By the time the odyssey was over, the box thingie had recorded seven hours, 34 minutes of rugby coverage, but that’s actually how long it felt between Yoann Huget tippy-tapping that penalty, rather than hoofing it in to touch, and the final whistle. It was, in fact, just the 26 seconds, but they were 26 seconds during which Huget overtook Cromwell and Thierry Henry in Ireland’s “least loved” list.

As the RTÉ commentary pair asked, not unreasonably:

Ralph Keyes: "WHAT ARE THEY DOING?"

Hugh Cahill: "WHAT ARE THEY DOOOOOOING?"

Yoann? If England scored in those 26 seconds, then [deleted by legal department, guillotine threats not acceptable].

Seven-ish hours earlier Tom McGurk told us to cancel the dog walking for the day, but it seemed safe to take the mutt for a wander because such were Wales’ first-half struggles they were hardly going to score enough to trouble our points-difference calculator.

Back home.

Fido: “Good bread of heavens!”

“Are all your balloons burst, Mr Hook?” asked Tom now that Wales seemed home and hosed.

“Nooooooooo,” said George, in a where there’s life there’s hope way.

Hope? Come full-time we were overflowing in it. As Neil Delamere said of Seán O’Brien, “I’d imagine tackling him like must be like running full tilt into a dolmen”. And as for that try-saving effort on Stuart Hogg: henceforth, March 21st shall be St Jamie’s Day.

George was his usual upbeat self – "The only reason we saw rugby that was enjoyable is because they forced into playing like that!" – while Conor O'Shea and Brent Pope debated the possibility of England beating France by the required 26 points.

Tom: “Can you see them doing it?”

Conor: “No . . . but anything is possible. I mean, you can’t say it won’t happen.”

Brent: “It won’t.”

Conor: “Well . . .”

Brent (chuckling): “It. Is. Not. Going. To. Happen.”

Reassuring.

George: “Let me tell you how France could lose by that score . . .” (Cue Battle of Waterloo reference).

Not reassuring.

And, back on the BBC, Jonathan Davies didn’t help by telling us that “everyone keeps saying France have been unpredictable – actually, they’ve been predictable because they’ve been rubbish.”
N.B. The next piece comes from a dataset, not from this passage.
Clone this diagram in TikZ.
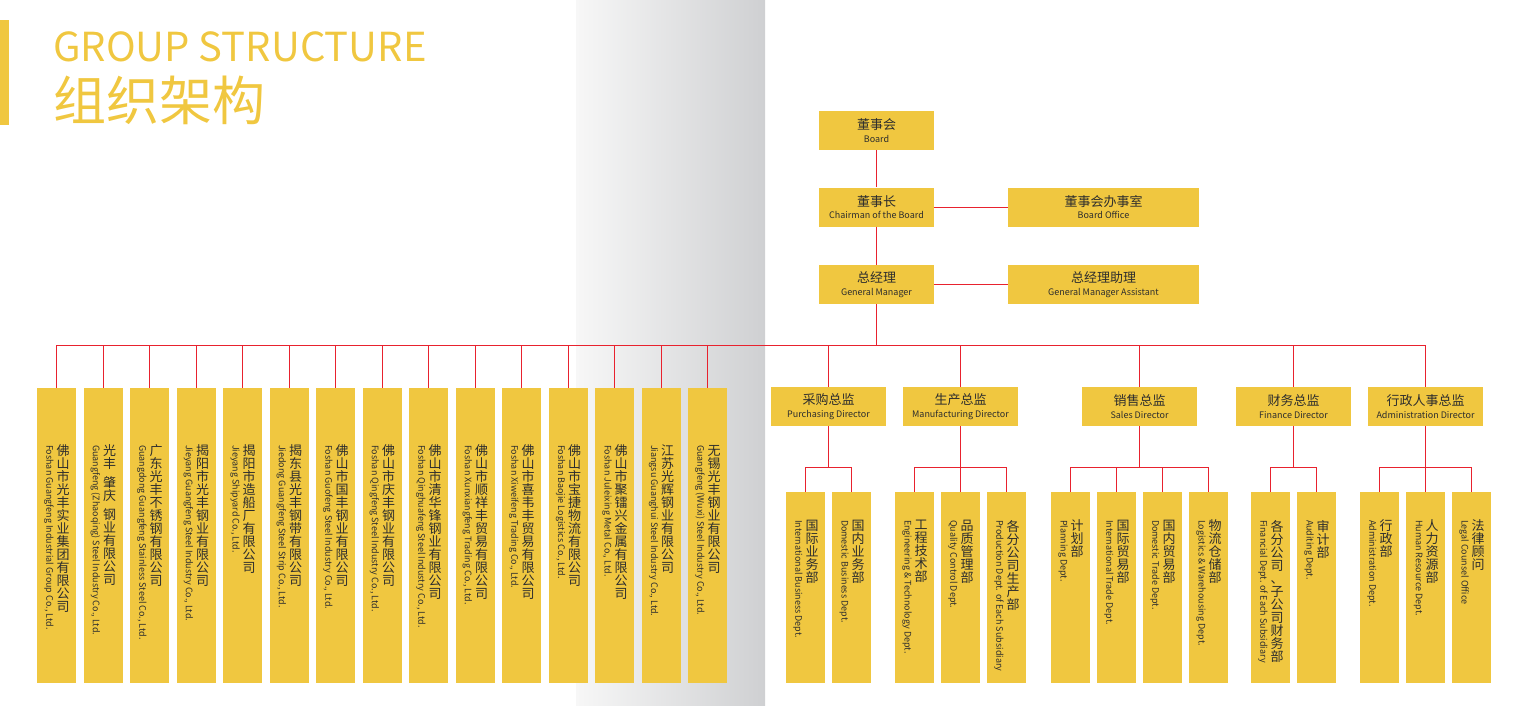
\documentclass[tikz,border=0pt]{standalone}
\usepackage{fontspec}
\setmainfont{Noto Sans CJK SC}
\usepackage{tikz}
\usetikzlibrary{positioning}
\definecolor{gelb}{RGB}{240,199,64}
\definecolor{linienrot}{RGB}{232,34,46}
\definecolor{schrift}{RGB}{45,45,45}
\definecolor{grauhell}{RGB}{247,247,247}
\definecolor{graudunkel}{RGB}{207,208,210}

%Chinesisch senkrecht: jedes Zeichen aufrecht untereinander, | gibt eine kleine Luecke
\ExplSyntaxOn
\cs_new_protected:Npn \gs_hochkant:n #1
  {
    \vbox{ \baselineskip=13pt \lineskiplimit=-100pt \lineskip=0pt
      \tl_map_inline:nn {#1}
        { \str_if_eq:nnTF {##1} {|} { \kern 6pt } { \hbox to 13pt { \hss ##1 \hss } } }
    }
  }
\cs_generate_variant:Nn \gs_hochkant:n {x}
\NewDocumentCommand \hochkant {m} { \gs_hochkant:x {#1} }
\ExplSyntaxOff

\newcommand{\zweizeilig}[2]{{\fontsize{13}{12.5}\selectfont #1}\\{#2}}

\begin{document}
\begin{tikzpicture}[x=1pt,y=-1pt,
  kasten/.style={fill=gelb,inner sep=0pt,text=schrift},
  chef/.style={kasten,minimum width=115pt,minimum height=39pt,align=center,font=\fontsize{9}{12.5}\selectfont},
  firma/.style={kasten,minimum width=39pt,minimum height=295pt},
  abteilung/.style={kasten,minimum width=39pt,minimum height=191pt},
  cnschrift/.style={inner sep=0pt,anchor=north,text=schrift,font=\fontsize{13}{13}\selectfont},
  enschrift/.style={inner sep=0pt,anchor=west,rotate=-90,text=schrift,font=\fontsize{9}{10}\selectfont},
  linie/.style={draw=linienrot,line width=0.9pt}]
\useasboundingbox (0,0) rectangle (1515,706);
%Hintergrund: grauer Streifen (Buchfalz)
\shade[left color=grauhell,right color=graudunkel] (576,0) rectangle (765,706);
%Titel
\fill[gelb] (0,20) rectangle (9,125);
\node[inner sep=0pt,anchor=base west,text=gelb,font=\fontsize{40}{40}\selectfont] (titelen) at (53,62) {GROUP STRUCTURE};
\node[inner sep=0pt,anchor=base west,text=gelb,font=\fontsize{53}{53}\selectfont] (titelcn) at (53,121) {组织架构};
%Spitze
\node[chef] (board) at (876.5,130.5) {\zweizeilig{董事会}{Board}};
\node[chef] (chair) at (876.5,207) {\zweizeilig{董事长}{Chairman of the Board}};
\node[chef] (gm) at (876.5,284.5) {\zweizeilig{总经理}{General Manager}};
\node[chef,minimum width=191pt] (office) at (1103.5,207) {\zweizeilig{董事会办事室}{Board Office}};
\node[chef,minimum width=191pt] (assist) at (1103.5,284.5) {\zweizeilig{总经理助理}{General Manager Assistant}};
\draw[linie] (board) -- (chair);
\draw[linie] (chair) -- (gm);
\draw[linie] (chair) -- (office);
\draw[linie] (gm) -- (assist);
\coordinate (bus) at (876.5,345.7);
\draw[linie] (gm) -- (bus);
%Tochterfirmen, Abstand 46.5
\foreach \cn/\en [count=\i] in {
  佛山市光丰实业集团有限公司/{Foshan Guangfeng Industrial Group Co., Ltd.},
  光丰|肇庆|钢业有限公司/{Guangfeng (Zhaoqing) Steel Industry Co., Ltd.},
  广东光丰不锈钢有限公司/{Guangdong Guangfeng Stainless Steel Co., Ltd.},
  揭阳市光丰钢业有限公司/{Jieyang Guangfeng Steel Industry Co., Ltd.},
  揭阳市造船厂有限公司/{Jieyang Shipyard Co., Ltd.},
  揭东县光丰钢带有限公司/{Jiedong Guangfeng Steel Strip Co., Ltd.},
  佛山市国丰钢业有限公司/{Foshan Guofeng Steel Industry Co., Ltd.},
  佛山市庆丰钢业有限公司/{Foshan Qingfeng Steel Industry Co., Ltd.},
  佛山市清华锋钢业有限公司/{Foshan Qinghuafeng Steel Industry Co., Ltd.},
  佛山市顺祥丰贸易有限公司/{Foshan Xunxiangfeng Trading Co., Ltd.},
  佛山市喜韦丰贸易有限公司/{Foshan Xiweifeng Trading Co., Ltd.},
  佛山市宝捷物流有限公司/{Foshan Baojie Logistics Co., Ltd.},
  佛山市聚镭兴金属有限公司/{Foshan Juleixing Metal Co., Ltd.},
  江苏光辉钢业有限公司/{Jiangsu Guanghui Steel Industry Co., Ltd.},
  无锡光丰钢业有限公司/{Guangfeng (Wuxi) Steel Industry Co., Ltd.}}{
  \pgfmathsetmacro{\xc}{56.5+46.5*(\i-1)}
  \node[firma] (co\i) at (\xc,535.5) {};
  \node[cnschrift] (cn\i) at ([xshift=6.5pt,yshift=-57pt]co\i.north) {\hochkant{\cn}};
  \node[enschrift] (en\i) at ([xshift=-7.5pt,yshift=-57pt]co\i.north) {\en};
  \draw[linie] (co\i.north) |- (bus);
}
%Direktoren
\foreach \name/\cn/\en/\xc in {pur/采购总监/Purchasing Director/828.5,
  man/生产总监/Manufacturing Director/960.5, sal/销售总监/Sales Director/1139.5,
  fin/财务总监/Finance Director/1293.5, adm/行政人事总监/Administration Director/1425.5}{
  \node[chef] (\name) at (\xc,406.5) {\zweizeilig{\cn}{\en}};
  \draw[linie] (\name.north) |- (bus);
  \coordinate (bus\name) at (\xc,467);
  \draw[linie] (\name) -- (bus\name);
}
%Abteilungen
\foreach \nr/\chef/\xc/\cn/\en in {
  1/pur/805.5/国际业务部/International Business Dept.,
  2/pur/851.5/国内业务部/Domestic Business Dept.,
  3/man/914.5/工程技术部/Engineering \& Technology Dept.,
  4/man/960.5/品质管理部/Quality Control Dept.,
  5/man/1006.5/各分公司生产部/Production Dept. of Each Subsidiary,
  6/sal/1070.5/计划部/Planning Dept.,
  7/sal/1116.5/国际贸易部/International Trade Dept.,
  8/sal/1162.5/国内贸易部/Domestic Trade Dept.,
  9/sal/1208.5/物流仓储部/Logistics \& Warehousing Dept.,
  10/fin/1270.5/各分公司、子公司财务部/Financial Dept. of Each Subsidiary,
  11/fin/1316.5/审计部/Auditing Dept.,
  12/adm/1379.5/行政部/Administration Dept.,
  13/adm/1425.5/人力资源部/Human Resource Dept.,
  14/adm/1471.5/法律顾问/Legal Counsel Office}{
  \node[abteilung] (abt\nr) at (\xc,587.5) {};
  \node[cnschrift] (abtcn\nr) at ([xshift=6.5pt,yshift=-28pt]abt\nr.north) {\hochkant{\cn}};
  \node[enschrift] (abten\nr) at ([xshift=-7.5pt,yshift=-28pt]abt\nr.north) {\en};
  \draw[linie] (abt\nr.north) |- (bus\chef);
}
\end{tikzpicture}
\end{document}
So, by now you began to fret.

Joe Schmidt, though, seemed quite chilled about it all, telling Claire McNamara that he was off to have his dinner, his calm mystifying Tom and when England scored a try after two minutes you could only guess that the broccoli came back up.

A bit good

The first half was lively. The second? Well, usually some of us would have enjoyed the Johnstone’s Paint Trophy final a bit more than your average rugby half, but, okay, yes, it was a bit good. In a marginally insane way. It’s not many sporting contests that leave you gnawing your elbows.

On at least, oh, 15 occasions Hugh and Ralph sensed we were grand, only for England to stampede up the pitch again and score, all the time the clock in the top-left corner appearing to freeze. At one point, with the assistance of a stopwatch, we noted it took 39 minutes for it to go from 79:02 to 79:06. Excruciating. And then Yoann Huget. May he be stuck in a lift with Charles Aznavour's She playing on a loop.

But the day was ours.

We expected to see four sets of ankles in the air when we returned to Montrose, but the lads were, remarkably, upright. “The Battle of Waterloo didn’t last as long as that, and they weren’t as many casualties,” said Tom – which wasn’t strictly true, but he was forgiven given the day.

A musical farewell for Tom and George: “Now is the hour when we must say goodbye . . . when you return, you’ll find me waiting here,” which suggests their retirements might be Sinatra-esque.

And on to Sunday. “The weekend of weekends,” said Ryle Nugent after our women Six Nationed too. Cripes, we’re good. Oh Lord, it’s hard to be rugby-humble.